In the midst of a very solid recap of what’s gone on with the debt ceiling and deficit reduction debates, Elizabeth Drew at the New York Review of Books addresses the key flaw of Republican attacks on plans which increase taxes on the rich as socialism:
Finally, the antitax position of many conservatives would seem to be illogical, since they also hate deficits: but their real aim is to reduce or eliminate federal programs. They call efforts to redistribute wealth “socialism,” but have no problem redistributing from the poor and middle class to the wealthy through taxes, as set forth in Paul Ryan’s budget plan, which the House approved on April 15. Under the Ryan plan, the taxes of the richest one percent of Americans would be cut in half, while taxes would be raised on most of the middle class. People earning over $1 million would be taxed at a lower effective rate than the middle class.

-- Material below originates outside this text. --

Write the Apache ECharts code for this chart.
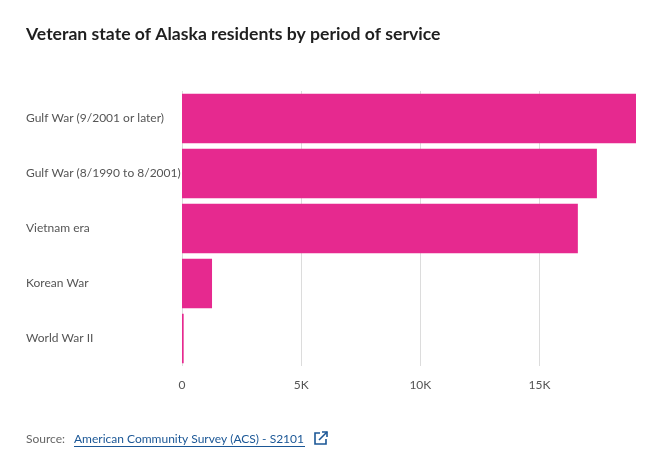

I guess part of the point is, sure, taxing the rich to fund programs which help poor, working, and middle class Americans is a redistribution of wealth. But the same goes for raising the taxes on poor, working, and middle class Americans while slashing social spending and giving tax cuts to the rich! There is a class war going on, but to this point it’s really only been fought by wealthy elites against working class people. As a result, the rich are winning and everyone else is losing. The ostensible fight back coming from Democrats is so piddling and inconsequential any sober rich person should just swallow it, for it is a placebo and not a truly bitter pill. Again we’re talking about the accounting for private jets here, not a return to an 80% tax on the top bracket. Perspective would be helpful, though I don’t think it will be forthcoming from wealthy elites.